Obecne przepisy nie zezwalają na organizowanie strajku w Agencji Bezpieczeństwa Wewnętrznego, agencjach wywiadu oraz Centralnym Biurze Antykorupcyjnym, w jednostkach policji i sił zbrojnych, Służby Więziennej, Straży Granicznej, służby celnej oraz jednostkach organizacyjnych ochrony przeciwpożarowej. Prawo do strajku nie przysługuje również zatrudnionym w organach władzy państwowej, administracji rządowej i samorządowej, sądach oraz prokuraturze. Pracownicy tych grup mogą obecnie po wyczerpaniu procedur pojednawczych stosować inne formy akcji protestacyjnej niezagrażającej życiu lub zdrowiu i te, które nie doprowadzają do przerwy w pracy.

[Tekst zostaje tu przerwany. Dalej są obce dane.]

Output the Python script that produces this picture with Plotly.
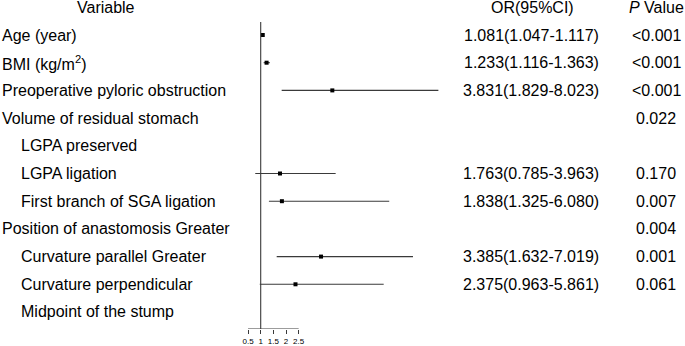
import plotly.graph_objects as go

# ---- data ----
variables = ["Age (year)", "BMI (kg/m<sup>2</sup>)", "Preoperative pyloric obstruction",
             "Volume of residual stomach", "LGPA preserved", "LGPA ligation",
             "First branch of SGA ligation", "Position of anastomosis Greater",
             "Curvature parallel Greater", "Curvature perpendicular", "Midpoint of the stump"]
indented = [False, False, False, False, True, True, True, False, True, True, True]
or_vals = [1.081, 1.233, 3.831, None, None, 1.763, 1.838, None, 3.385, 2.375, None]
ci_low = [1.047, 1.116, 1.829, None, None, 0.785, 1.325, None, 1.632, 0.963, None]
ci_high = [1.117, 1.363, 8.023, None, None, 3.963, 6.080, None, 7.019, 5.861, None]
p_values = ["<0.001", "<0.001", "<0.001", "0.022", "", "0.170", "0.007", "0.004", "0.001", "0.061", ""]
tick_vals = [0.5, 1, 1.5, 2, 2.5]
tick_text = ["0.5", "1", "1.5", "2", "2.5"]

W, H = 685, 346
FONT = "Arial, Liberation Sans, sans-serif"
FS = 16
LINE = "#3a3a3a"

rows = list(range(1, len(variables) + 1))
y_bottom = 11.614

fig = go.Figure()

# CI lines
for r, o, lo, hi in zip(rows, or_vals, ci_low, ci_high):
    if o is None:
        continue
    fig.add_trace(go.Scatter(x=[lo, hi], y=[r, r], mode="lines",
                             line=dict(color=LINE, width=1.1), hoverinfo="skip",
                             showlegend=False))

# points
pts = [(r, o) for r, o in zip(rows, or_vals) if o is not None]
fig.add_trace(go.Scatter(x=[p[1] for p in pts], y=[p[0] for p in pts], mode="markers",
                         marker=dict(symbol="square", size=4, color="black"),
                         showlegend=False, hoverinfo="skip"))

# reference line at OR = 1
fig.add_trace(go.Scatter(x=[1, 1], y=[0.53, y_bottom], mode="lines",
                         line=dict(color=LINE, width=1.1), showlegend=False, hoverinfo="skip"))
# axis baseline spanning tick range
fig.add_trace(go.Scatter(x=[tick_vals[0], tick_vals[-1]], y=[y_bottom, y_bottom], mode="lines",
                         line=dict(color=LINE, width=1.1), showlegend=False, hoverinfo="skip"))

# text columns
def ann(x_px, r, text, anchor):
    fig.add_annotation(x=x_px / W, xref="paper", y=r, yref="y", text=text,
                       showarrow=False, xanchor=anchor, yanchor="middle",
                       font=dict(family=FONT, size=FS, color="black"))

ann(106, 0, "Variable", "center")
ann(532, 0, "OR(95%CI)", "center")
ann(656, 0, "<i>P</i> Value", "center")

for r, v, ind, o, lo, hi, p in zip(rows, variables, indented, or_vals, ci_low, ci_high, p_values):
    ann(19 if ind else 0, r, v, "left")
    if o is not None:
        ann(531, r, f"{o:.3f}({lo:.3f}-{hi:.3f})", "center")
    if p:
        ann(656, r, p, "center")

px_per_unit = 25.3
x0_px = 260.7
fig.update_layout(
    width=W, height=H,
    margin=dict(l=0, r=0, t=0, b=H - 329),
    plot_bgcolor="white", paper_bgcolor="white",
    xaxis=dict(range=[1 - x0_px / px_per_unit, 1 + (W - x0_px) / px_per_unit],
               showgrid=False, zeroline=False, showline=False,
               tickmode="array", tickvals=tick_vals, ticktext=tick_text,
               ticks="outside", ticklen=4, tickwidth=1.1, tickcolor=LINE,
               tickfont=dict(family=FONT, size=8, color="black")),
    yaxis=dict(range=[y_bottom, -7.3 / 27.7], showgrid=False, zeroline=False,
               showline=False, showticklabels=False, ticks=""),
)

fig.write_html("out.html", config={"displayModeBar": False},
               post_script="document.body.style.margin='0';document.body.style.overflow='hidden';")
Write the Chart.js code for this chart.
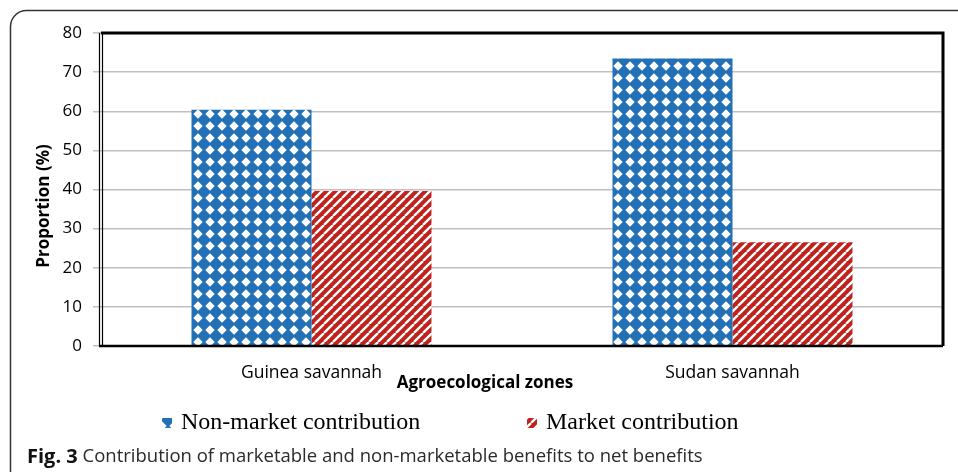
<!DOCTYPE html>
<html>
<head>
<meta charset="utf-8">
<script src="https://cdn.jsdelivr.net/npm/chart.js@4"></script>
<style>
  html, body { margin: 0; padding: 0; background: #fff; }
  #wrap { position: relative; width: 958px; height: 472px; }
</style>
</head>
<body>
<div id="wrap"><canvas id="c" width="958" height="472"></canvas></div>
<script>
const categories = ["Guinea savannah", "Sudan savannah"];
const seriesNames = ["Non-market contribution", "Market contribution"];
const nonMarket = [60.4, 73.5];
const market = [39.6, 26.5];
const yTicks = [0, 10, 20, 30, 40, 50, 60, 70, 80];
const yTitle = "Proportion (%)";
const xTitle = "Agroecological zones";
const captionBold = "Fig. 3";
const captionText = " Contribution of marketable and non-marketable benefits to net benefits";

const BLUE = "#2270b6";
const RED = "#c0221b";

function diamondPattern() {
  const s = 12;
  const c = document.createElement("canvas");
  c.width = s; c.height = s;
  const x = c.getContext("2d");
  x.fillStyle = BLUE; x.fillRect(0, 0, s, s);
  x.fillStyle = "#ffffff";
  x.beginPath();
  x.moveTo(6, 1.3); x.lineTo(10.7, 6); x.lineTo(6, 10.7); x.lineTo(1.3, 6); x.closePath();
  x.fill();
  return x.createPattern(c, "repeat");
}
function stripePattern() {
  const s = 9;
  const c = document.createElement("canvas");
  c.width = s; c.height = s;
  const x = c.getContext("2d");
  x.fillStyle = RED; x.fillRect(0, 0, s, s);
  x.strokeStyle = "#ffffff"; x.lineWidth = 2.4;
  x.beginPath();
  for (let k = -1; k <= 1; k++) {
    x.moveTo(k * s, s); x.lineTo(k * s + s, 0);
  }
  x.stroke();
  return x.createPattern(c, "repeat");
}
const ctx0 = document.getElementById("c").getContext("2d");
const bluePat = diamondPattern();
const redPat = stripePattern();

const decor = {
  id: "decor",
  beforeDraw(chart) {
    const ctx = chart.ctx;
    ctx.save();
    ctx.fillStyle = "#fff";
    ctx.fillRect(0, 0, chart.width, chart.height);
    ctx.strokeStyle = "#333";
    ctx.lineWidth = 1.5;
    ctx.beginPath();
    ctx.moveTo(10.5, 472);
    ctx.lineTo(10.5, 26);
    ctx.arcTo(10.5, 10.5, 26, 10.5, 16);
    ctx.lineTo(958, 10.5);
    ctx.stroke();
    ctx.restore();
  },
  afterDraw(chart) {
    const ctx = chart.ctx;
    const a = chart.chartArea;
    ctx.save();
    ctx.strokeStyle = "#000";
    ctx.lineWidth = 3;
    ctx.beginPath();
    ctx.moveTo(a.left, a.top); ctx.lineTo(a.right, a.top); ctx.lineTo(a.right, a.bottom);
    ctx.stroke();
    ctx.lineWidth = 2.5;
    ctx.beginPath();
    ctx.moveTo(a.left - 2, a.bottom); ctx.lineTo(a.right, a.bottom);
    ctx.stroke();
    ctx.lineWidth = 1.2;
    ctx.beginPath();
    ctx.moveTo(a.left - 1.5, a.top); ctx.lineTo(a.left - 1.5, a.bottom);
    ctx.moveTo(a.left + 1.5, a.top); ctx.lineTo(a.left + 1.5, a.bottom);
    ctx.stroke();
    // y title
    ctx.fillStyle = "#000";
    ctx.font = "bold 17px 'Open Sans'";
    ctx.textAlign = "center"; ctx.textBaseline = "middle";
    ctx.save();
    ctx.translate(44, 206);
    ctx.rotate(-Math.PI / 2);
    ctx.fillText(yTitle, 0, 0);
    ctx.restore();
    // x title
    ctx.font = "bold 17px 'Open Sans'";
    ctx.fillText(xTitle, 485, 383);
    // legend
    const items = [
      { name: seriesNames[0], pat: bluePat, x: 162 },
      { name: seriesNames[1], pat: redPat, x: 527 }
    ];
    ctx.font = "24px 'Liberation Serif'";
    ctx.textAlign = "left";
    items.forEach(it => {
      ctx.fillStyle = it.pat;
      ctx.fillRect(it.x, 418, 10, 10);
      ctx.fillStyle = "#000";
      ctx.fillText(it.name, it.x + 19, 423);
    });
    // caption
    ctx.font = "bold 20px 'Open Sans'";
    ctx.fillStyle = "#111";
    ctx.fillText(captionBold, 27, 457);
    const w = ctx.measureText(captionBold).width;
    ctx.font = "18.5px 'Open Sans'";
    ctx.fillStyle = "#2a2a2a";
    ctx.fillText(captionText, 27 + w, 457);
    ctx.restore();
  }
};

new Chart(ctx0, {
  type: "bar",
  data: {
    labels: categories,
    datasets: [
      { label: seriesNames[0], data: nonMarket, backgroundColor: bluePat, borderWidth: 0 },
      { label: seriesNames[1], data: market, backgroundColor: redPat, borderWidth: 0 }
    ]
  },
  options: {
    responsive: false,
    animation: false,
    events: [],
    layout: { padding: { left: 0, top: 33, right: 15, bottom: 0 } },
    plugins: { legend: { display: false }, tooltip: { enabled: false } },
    datasets: { bar: { categoryPercentage: 0.57, barPercentage: 1.0 } },
    scales: {
      x: {
        grid: { display: false, drawTicks: false },
        border: { display: false },
        ticks: { color: "#000", font: { family: "'Open Sans'", size: 17.5 }, padding: 17 },
        afterFit(s) { s.height = 126; }
      },
      y: {
        min: 0, max: 80,
        afterBuildTicks(s) { s.ticks = yTicks.map(v => ({ value: v })); },
        grid: { color: "#bfbfbf", lineWidth: 1.5, tickLength: 8, tickColor: "#bfbfbf" },
        border: { display: false },
        ticks: { color: "#000", font: { family: "'Open Sans'", size: 17 }, padding: 11 },
        afterFit(s) { s.width = 101; }
      }
    }
  },
  plugins: [decor]
});
</script>
</body>
</html>
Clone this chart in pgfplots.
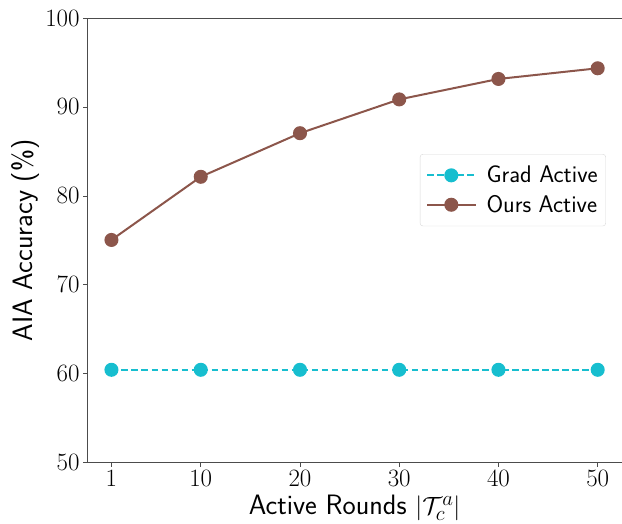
\documentclass[border=0pt]{standalone}
\usepackage{pgfplots}
\pgfplotsset{compat=1.18}
\definecolor{tabcyan}{HTML}{17BECF}
\definecolor{tabbrown}{HTML}{8C564B}
\begin{document}
\begin{tikzpicture}
\begin{axis}[
  scale only axis,
  width=534pt, height=444pt,
  xmin=-1.45, xmax=52.45,
  ymin=50, ymax=100,
  xtick={1,10,20,30,40,50},
  ytick={50,60,70,80,90,100},
  xtick pos=bottom, ytick pos=left,
  tick align=outside,
  major tick length=4pt,
  tick style={black!70, line width=0.8pt},
  axis line style={black!70, line width=0.8pt},
  ticklabel style={font=\fontsize{26}{29}\selectfont},
  xlabel={\sffamily Active Rounds $|\mathcal{T}_c^a|$},
  ylabel={\sffamily AIA Accuracy (\%)},
  label style={font=\fontsize{28}{32}\selectfont},
  xlabel style={at={(axis description cs:0.5,0)}, anchor=base, yshift=-52pt},
  ylabel style={at={(axis description cs:0,0.5)}, anchor=base, yshift=55pt},
  legend style={at={(axis description cs:0.796,0.613)}, anchor=center, font=\fontsize{24}{27}\selectfont\sffamily, draw=black!15, rounded corners=3pt, inner xsep=6pt, inner ysep=10pt, row sep=7pt, column sep=8pt},
  legend cell align=left,
  legend image code/.code={
    \draw[mark repeat=2,mark phase=2,#1] plot coordinates {(0cm,0cm) (0.85cm,0cm) (1.7cm,0cm)};
  },
]
\coordinate (sw) at (rel axis cs:0,0);
\coordinate (ne) at (rel axis cs:1,1);
\addplot[tabcyan, line width=2pt, dash pattern=on 6.5pt off 3.5pt, mark=*, mark size=6pt, mark options={solid}] coordinates {
(1,60.45) (10,60.45) (20,60.45) (30,60.45) (40,60.45) (50,60.45)};
\addlegendentry{Grad Active}
\addplot[tabbrown, line width=2pt, mark=*, mark size=6pt] coordinates {
(1,75.05) (10,82.15) (20,87.05) (30,90.85) (40,93.15) (50,94.35)};
\addlegendentry{Ours Active}
\end{axis}
\pgfresetboundingbox
\path ([shift={(-87pt,-61pt)}]sw) rectangle ([shift={(0pt,18pt)}]ne);
\end{tikzpicture}
\end{document}
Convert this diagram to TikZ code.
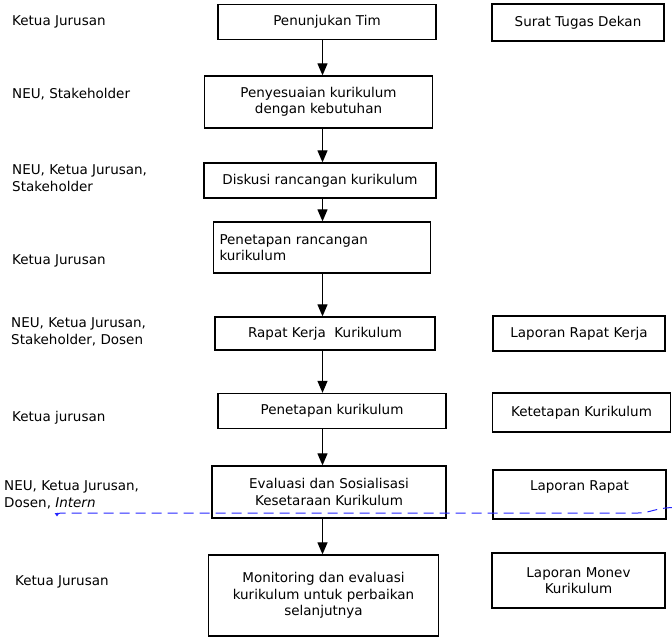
\documentclass[tikz,border=0pt]{standalone}
\usepackage{fontspec}
\setmainfont{DejaVu Sans}
\usetikzlibrary{arrows.meta}

\begin{document}
\begin{tikzpicture}[
		x=1pt, y=-1pt,
		every node/.style={font=\fontsize{13.5}{16.5}\selectfont, inner sep=0pt},
		proc/.style={rectangle, draw, line width=1.3pt, align=center},
		doc/.style={rectangle, draw, line width=1.3pt, align=center},
		who/.style={anchor=west, align=left},
		flow/.style={-{Triangle[width=10pt, length=12pt]}, line width=1.2pt},
		intern/.style={draw=blue!85!white, dash pattern=on 10pt off 6pt, line width=1pt,
			-{Triangle[width=4.5pt, length=3.5pt, fill=blue]}}
	]
  \useasboundingbox (0,0) rectangle (672,641);
  % who is involved
  \node (w_1) [who] at (12,22) {Ketua Jurusan};
  \node (w_2) [who] at (12,94) {NEU, Stakeholder};
  \node (w_3) [who] at (12,178) {NEU, Ketua Jurusan,\\Stakeholder};
  \node (w_4) [who] at (12,261) {Ketua Jurusan};
  \node (w_5) [who] at (11,332) {NEU, Ketua Jurusan,\\Stakeholder, Dosen};
  \node (w_6) [who] at (12,418) {Ketua jurusan};
  \node (w_7) [who] at (4,495) {NEU, Ketua Jurusan,\\Dosen, \textit{Intern}};
  \node (w_8) [who] at (15,582) {Ketua Jurusan};
  % steps
  \node (tim) [proc, minimum width=218pt, minimum height=35pt] at (327,22) {Penunjukan Tim};
  \node (sesuai) [proc, minimum width=228pt, minimum height=52pt] at (318.5,102) {Penyesuaian kurikulum\\dengan kebutuhan};
  \node (diskusi) [proc, minimum width=232pt, minimum height=35pt] at (320,180.5) {Diskusi rancangan kurikulum};
  \node (rancang) [proc, align=left, text width=205pt, inner xsep=6pt, minimum height=51pt] at (322,247.5) {Penetapan rancangan\\kurikulum};
  \node (rapat) [proc, minimum width=220pt, minimum height=33pt] at (325,333.5) {Rapat Kerja\ \ Kurikulum};
  \node (tetap) [proc, minimum width=228pt, minimum height=35pt] at (332,411) {Penetapan kurikulum};
  \node (eval) [proc, minimum width=234pt, minimum height=52pt] at (329,492) {Evaluasi dan Sosialisasi\\Kesetaraan Kurikulum};
  \node (monev) [proc, minimum width=230pt, minimum height=81pt] at (323.5,595.5) {Monitoring dan evaluasi\\kurikulum untuk perbaikan\\selanjutnya};
  % documents
  \node (surat) [doc, minimum width=172pt, minimum height=37pt] at (578,22.5) {Surat Tugas Dekan};
  \node (lap_kerja) [doc, minimum width=172pt, minimum height=35pt] at (579,333.5) {Laporan Rapat Kerja};
  \node (ketetapan) [doc, minimum width=178pt, minimum height=39pt] at (581.5,412.5) {Ketetapan Kurikulum};
  \node (lap_rapat) [doc, minimum width=173pt, minimum height=49pt, text depth=17pt] at (579.5,494.5) {Laporan Rapat};
  \node (lap_monev) [doc, minimum width=173pt, minimum height=55pt] at (578.5,580.5) {Laporan Monev\\Kurikulum};
  % flow
  \coordinate (ax) at (322.5,0);
  \draw[flow] (tim.south -| ax) -- (sesuai.north -| ax);
  \draw[flow] (sesuai.south -| ax) -- (diskusi.north -| ax);
  \draw[flow] (diskusi.south -| ax) -- (rancang.north -| ax);
  \draw[flow] (rancang.south -| ax) -- (rapat.north -| ax);
  \draw[flow] (rapat.south -| ax) -- (tetap.north -| ax);
  \draw[flow] (tetap.south -| ax) -- (eval.north -| ax);
  \draw[flow] (eval.south -| ax) -- (monev.north -| ax);
  % dashed return line
  \coordinate (in_r) at (673,507.5);
  \coordinate (in_m) at (638,513);
  \coordinate (in_k) at (61,513);
  \coordinate (in_l) at (57,516.5);
  \draw[intern] (in_r) .. controls (655,508) and (650,513) .. (in_m) -- (in_k) to[out=180, in=90] (in_l);
\end{tikzpicture}
\end{document}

– Ta nowa propozycja rządu wynika z konieczności dostosowania polskiego prawa do wymagań stawianych przez jedną z konwencji Międzynarodowej Organizacji Pracy. W dokumencie określony jest katalog podmiotów, które ze względu na życie, zdrowie czy bezpieczeństwo państwa nie mają prawa do strajku. Pracownicy służby cywilnej czy administracji do nich się nie zaliczają – tłumaczy prof. Marcin Zielenicki, specjalista prawa pracy.
Brak możliwości strajkowania w administracji państwowej był jednak furtką dla związków zawodowych, które chciały zorganizować strajk generalny. Ponieważ przepisy w Polsce nie dopuszczają możliwości przeprowadzenia takiego strajku, związkowcy organizowali strajk solidarnościowy z pracownikami jednej z instytucji państwowych. A ponieważ pracodawcą w takim przypadku jest rząd, był to dla nich sposób na zastrajkowanie przeciwko władzy.
Tak właśnie w marcu 2013 r. trzy centrale związkowe NSZZ „Solidarność", Forum Związków Zawodowych i Ogólnopolskie Porozumienie Związków Zawodowych zorganizowały na Śląsku dwugodzinny strajk ostrzegawczy. Wówczas był to „gest solidarności" z cywilnymi pracownikami sądów, którzy domagali się podwyżki płac. Dołączenie do tego protestu innych organizacji spowodowało, że pojawiły się żądania wycofania z Sejmu projektu ustawy wprowadzającej roczne rozliczenie czasu pracy, zmiany zasad przyznawania pomocy w ramach ustawy antykryzysowej i wsparcia przemysłu energochłonnego.
Teraz z takiego rozwiązania nie będą mogli skorzystać, a to spowoduje, że już w ogóle nie będą mogli strajkować przeciwko władzy.
– Strajk solidarnościowy to było obejście prawa. Nie będzie teraz tej możliwości, trudno – mówi Marek Lewandowski, rzecznik „Solidarności". Dodaje, że związkom zdecydowanie bardziej zależy na możliwości ogłoszenia strajku generalnego niż na wykorzystywaniu luk w prawie.